[Collected data]
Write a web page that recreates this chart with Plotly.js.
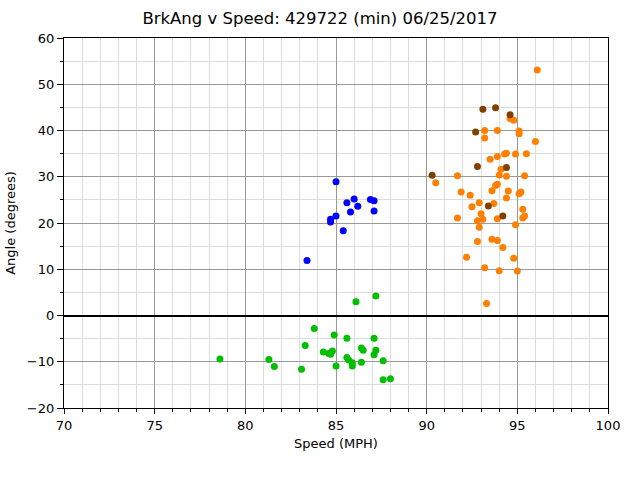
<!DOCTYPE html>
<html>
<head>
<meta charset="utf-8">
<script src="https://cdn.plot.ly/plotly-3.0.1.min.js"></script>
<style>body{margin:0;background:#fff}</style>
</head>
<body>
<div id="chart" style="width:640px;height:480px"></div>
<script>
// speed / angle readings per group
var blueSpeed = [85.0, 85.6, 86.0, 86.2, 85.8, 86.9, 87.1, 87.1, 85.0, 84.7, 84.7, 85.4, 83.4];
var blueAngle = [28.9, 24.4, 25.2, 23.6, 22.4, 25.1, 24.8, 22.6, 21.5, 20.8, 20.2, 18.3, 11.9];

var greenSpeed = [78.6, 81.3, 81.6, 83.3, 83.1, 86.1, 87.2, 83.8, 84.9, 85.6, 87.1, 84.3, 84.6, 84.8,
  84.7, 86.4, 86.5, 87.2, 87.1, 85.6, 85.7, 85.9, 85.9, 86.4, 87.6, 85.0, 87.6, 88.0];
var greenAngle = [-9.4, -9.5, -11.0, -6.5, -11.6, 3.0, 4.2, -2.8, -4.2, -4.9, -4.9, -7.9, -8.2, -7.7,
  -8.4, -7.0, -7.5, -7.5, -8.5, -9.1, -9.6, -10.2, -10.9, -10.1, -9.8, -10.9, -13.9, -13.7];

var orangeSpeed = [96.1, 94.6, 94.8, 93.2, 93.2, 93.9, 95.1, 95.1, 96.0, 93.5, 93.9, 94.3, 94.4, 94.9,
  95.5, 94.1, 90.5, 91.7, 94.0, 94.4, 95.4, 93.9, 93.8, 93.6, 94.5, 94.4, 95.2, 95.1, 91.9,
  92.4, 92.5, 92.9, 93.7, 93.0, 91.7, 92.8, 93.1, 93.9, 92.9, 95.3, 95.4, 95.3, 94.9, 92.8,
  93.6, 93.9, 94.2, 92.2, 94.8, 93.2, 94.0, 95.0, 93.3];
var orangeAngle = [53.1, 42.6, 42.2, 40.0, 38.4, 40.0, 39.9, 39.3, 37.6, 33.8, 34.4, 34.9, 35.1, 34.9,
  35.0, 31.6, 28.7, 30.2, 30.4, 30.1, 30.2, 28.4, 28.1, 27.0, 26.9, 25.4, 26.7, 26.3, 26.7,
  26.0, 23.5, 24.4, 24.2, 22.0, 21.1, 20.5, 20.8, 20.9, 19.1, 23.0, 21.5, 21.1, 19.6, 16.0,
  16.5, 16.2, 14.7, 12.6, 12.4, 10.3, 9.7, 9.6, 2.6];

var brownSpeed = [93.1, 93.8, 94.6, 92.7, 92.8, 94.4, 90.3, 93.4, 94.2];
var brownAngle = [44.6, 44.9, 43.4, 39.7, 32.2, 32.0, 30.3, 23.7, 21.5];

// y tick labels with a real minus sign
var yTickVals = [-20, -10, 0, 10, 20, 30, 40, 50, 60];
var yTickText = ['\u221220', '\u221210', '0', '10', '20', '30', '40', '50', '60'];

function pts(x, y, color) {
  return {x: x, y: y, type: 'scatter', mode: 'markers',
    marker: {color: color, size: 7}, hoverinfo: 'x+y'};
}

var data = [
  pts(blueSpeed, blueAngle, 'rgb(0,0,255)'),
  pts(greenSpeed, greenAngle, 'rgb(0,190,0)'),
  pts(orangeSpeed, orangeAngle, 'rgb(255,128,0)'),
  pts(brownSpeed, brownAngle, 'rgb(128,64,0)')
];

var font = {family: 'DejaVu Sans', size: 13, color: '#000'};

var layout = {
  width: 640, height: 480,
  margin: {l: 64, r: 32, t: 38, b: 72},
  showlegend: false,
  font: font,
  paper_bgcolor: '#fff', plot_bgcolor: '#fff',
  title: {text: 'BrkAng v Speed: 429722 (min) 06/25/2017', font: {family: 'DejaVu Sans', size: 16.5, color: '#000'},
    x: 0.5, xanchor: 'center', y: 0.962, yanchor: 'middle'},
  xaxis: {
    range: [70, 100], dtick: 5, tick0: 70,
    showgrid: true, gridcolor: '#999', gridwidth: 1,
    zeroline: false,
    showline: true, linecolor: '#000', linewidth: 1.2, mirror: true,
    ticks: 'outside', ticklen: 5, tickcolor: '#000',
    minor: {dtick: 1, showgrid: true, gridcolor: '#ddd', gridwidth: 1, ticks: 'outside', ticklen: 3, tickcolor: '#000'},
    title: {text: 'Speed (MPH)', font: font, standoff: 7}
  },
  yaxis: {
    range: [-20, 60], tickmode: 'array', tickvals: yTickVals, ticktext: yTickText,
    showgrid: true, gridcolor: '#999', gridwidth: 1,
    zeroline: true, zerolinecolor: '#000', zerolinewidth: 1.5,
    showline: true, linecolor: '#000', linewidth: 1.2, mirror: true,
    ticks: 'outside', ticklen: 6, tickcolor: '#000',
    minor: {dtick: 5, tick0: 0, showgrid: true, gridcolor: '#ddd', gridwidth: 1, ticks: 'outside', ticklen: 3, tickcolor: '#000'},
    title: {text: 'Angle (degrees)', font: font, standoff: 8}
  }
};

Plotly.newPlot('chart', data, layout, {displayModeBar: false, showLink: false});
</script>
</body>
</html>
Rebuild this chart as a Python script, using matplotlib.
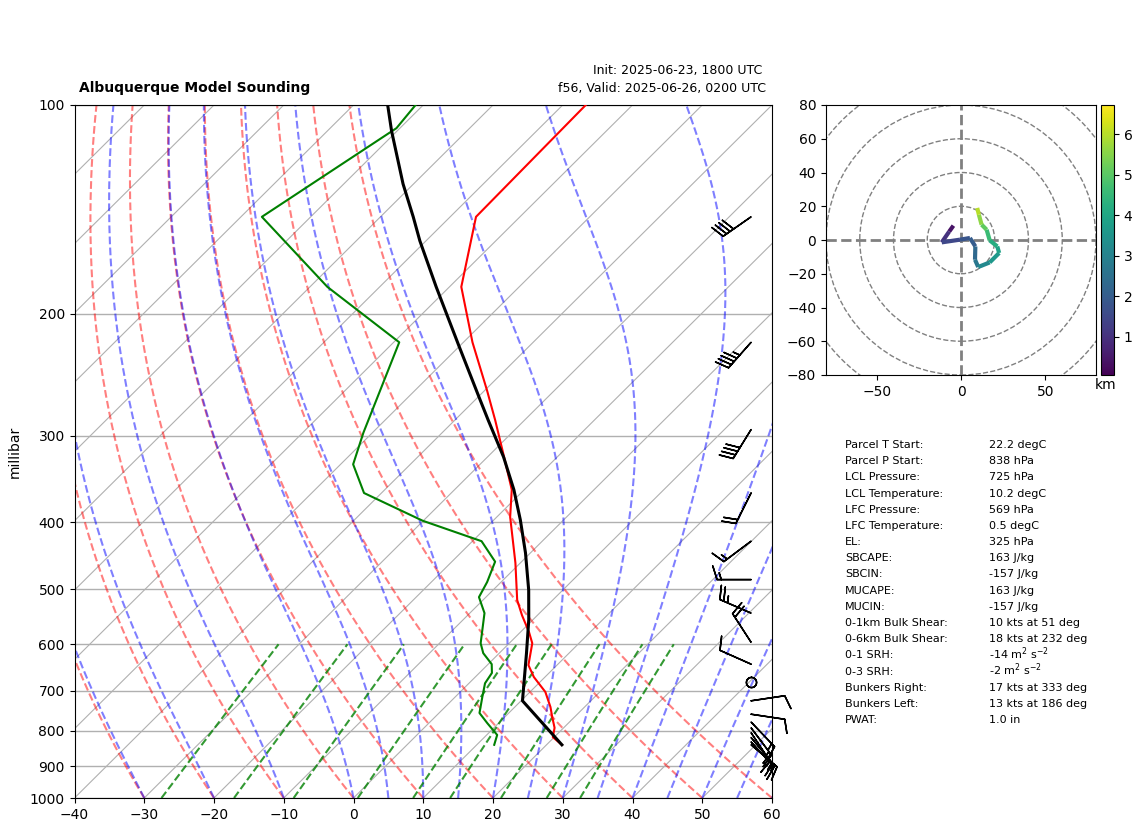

* _WRITTEN REQUEST_:
Quote the entries in full. Any image among them is to be omitted from the copy.

* _RESULT OF THIS EXERCISE_:
Write a web page that recreates this chart with Plotly.js.
<!DOCTYPE html>
<html>
<head>
<meta charset="utf-8">
<script src="https://cdn.plot.ly/plotly-3.0.1.min.js"></script>
<style>body{margin:0;background:#fff}</style>
</head>
<body>
<div id="chart" style="width:640px;height:480px"></div>
<script>
// speed / angle readings per group
var blueSpeed = [85.0, 85.6, 86.0, 86.2, 85.8, 86.9, 87.1, 87.1, 85.0, 84.7, 84.7, 85.4, 83.4];
var blueAngle = [28.9, 24.4, 25.2, 23.6, 22.4, 25.1, 24.8, 22.6, 21.5, 20.8, 20.2, 18.3, 11.9];

var greenSpeed = [78.6, 81.3, 81.6, 83.3, 83.1, 86.1, 87.2, 83.8, 84.9, 85.6, 87.1, 84.3, 84.6, 84.8,
  84.7, 86.4, 86.5, 87.2, 87.1, 85.6, 85.7, 85.9, 85.9, 86.4, 87.6, 85.0, 87.6, 88.0];
var greenAngle = [-9.4, -9.5, -11.0, -6.5, -11.6, 3.0, 4.2, -2.8, -4.2, -4.9, -4.9, -7.9, -8.2, -7.7,
  -8.4, -7.0, -7.5, -7.5, -8.5, -9.1, -9.6, -10.2, -10.9, -10.1, -9.8, -10.9, -13.9, -13.7];

var orangeSpeed = [96.1, 94.6, 94.8, 93.2, 93.2, 93.9, 95.1, 95.1, 96.0, 93.5, 93.9, 94.3, 94.4, 94.9,
  95.5, 94.1, 90.5, 91.7, 94.0, 94.4, 95.4, 93.9, 93.8, 93.6, 94.5, 94.4, 95.2, 95.1, 91.9,
  92.4, 92.5, 92.9, 93.7, 93.0, 91.7, 92.8, 93.1, 93.9, 92.9, 95.3, 95.4, 95.3, 94.9, 92.8,
  93.6, 93.9, 94.2, 92.2, 94.8, 93.2, 94.0, 95.0, 93.3];
var orangeAngle = [53.1, 42.6, 42.2, 40.0, 38.4, 40.0, 39.9, 39.3, 37.6, 33.8, 34.4, 34.9, 35.1, 34.9,
  35.0, 31.6, 28.7, 30.2, 30.4, 30.1, 30.2, 28.4, 28.1, 27.0, 26.9, 25.4, 26.7, 26.3, 26.7,
  26.0, 23.5, 24.4, 24.2, 22.0, 21.1, 20.5, 20.8, 20.9, 19.1, 23.0, 21.5, 21.1, 19.6, 16.0,
  16.5, 16.2, 14.7, 12.6, 12.4, 10.3, 9.7, 9.6, 2.6];

var brownSpeed = [93.1, 93.8, 94.6, 92.7, 92.8, 94.4, 90.3, 93.4, 94.2];
var brownAngle = [44.6, 44.9, 43.4, 39.7, 32.2, 32.0, 30.3, 23.7, 21.5];

// y tick labels with a real minus sign
var yTickVals = [-20, -10, 0, 10, 20, 30, 40, 50, 60];
var yTickText = ['\u221220', '\u221210', '0', '10', '20', '30', '40', '50', '60'];

function pts(x, y, color) {
  return {x: x, y: y, type: 'scatter', mode: 'markers',
    marker: {color: color, size: 7}, hoverinfo: 'x+y'};
}

var data = [
  pts(blueSpeed, blueAngle, 'rgb(0,0,255)'),
  pts(greenSpeed, greenAngle, 'rgb(0,190,0)'),
  pts(orangeSpeed, orangeAngle, 'rgb(255,128,0)'),
  pts(brownSpeed, brownAngle, 'rgb(128,64,0)')
];

var font = {family: 'DejaVu Sans', size: 13, color: '#000'};

var layout = {
  width: 640, height: 480,
  margin: {l: 64, r: 32, t: 38, b: 72},
  showlegend: false,
  font: font,
  paper_bgcolor: '#fff', plot_bgcolor: '#fff',
  title: {text: 'BrkAng v Speed: 429722 (min) 06/25/2017', font: {family: 'DejaVu Sans', size: 16.5, color: '#000'},
    x: 0.5, xanchor: 'center', y: 0.962, yanchor: 'middle'},
  xaxis: {
    range: [70, 100], dtick: 5, tick0: 70,
    showgrid: true, gridcolor: '#999', gridwidth: 1,
    zeroline: false,
    showline: true, linecolor: '#000', linewidth: 1.2, mirror: true,
    ticks: 'outside', ticklen: 5, tickcolor: '#000',
    minor: {dtick: 1, showgrid: true, gridcolor: '#ddd', gridwidth: 1, ticks: 'outside', ticklen: 3, tickcolor: '#000'},
    title: {text: 'Speed (MPH)', font: font, standoff: 7}
  },
  yaxis: {
    range: [-20, 60], tickmode: 'array', tickvals: yTickVals, ticktext: yTickText,
    showgrid: true, gridcolor: '#999', gridwidth: 1,
    zeroline: true, zerolinecolor: '#000', zerolinewidth: 1.5,
    showline: true, linecolor: '#000', linewidth: 1.2, mirror: true,
    ticks: 'outside', ticklen: 6, tickcolor: '#000',
    minor: {dtick: 5, tick0: 0, showgrid: true, gridcolor: '#ddd', gridwidth: 1, ticks: 'outside', ticklen: 3, tickcolor: '#000'},
    title: {text: 'Angle (degrees)', font: font, standoff: 8}
  }
};

Plotly.newPlot('chart', data, layout, {displayModeBar: false, showLink: false});
</script>
</body>
</html>
Rebuild this chart as a Python script, using matplotlib.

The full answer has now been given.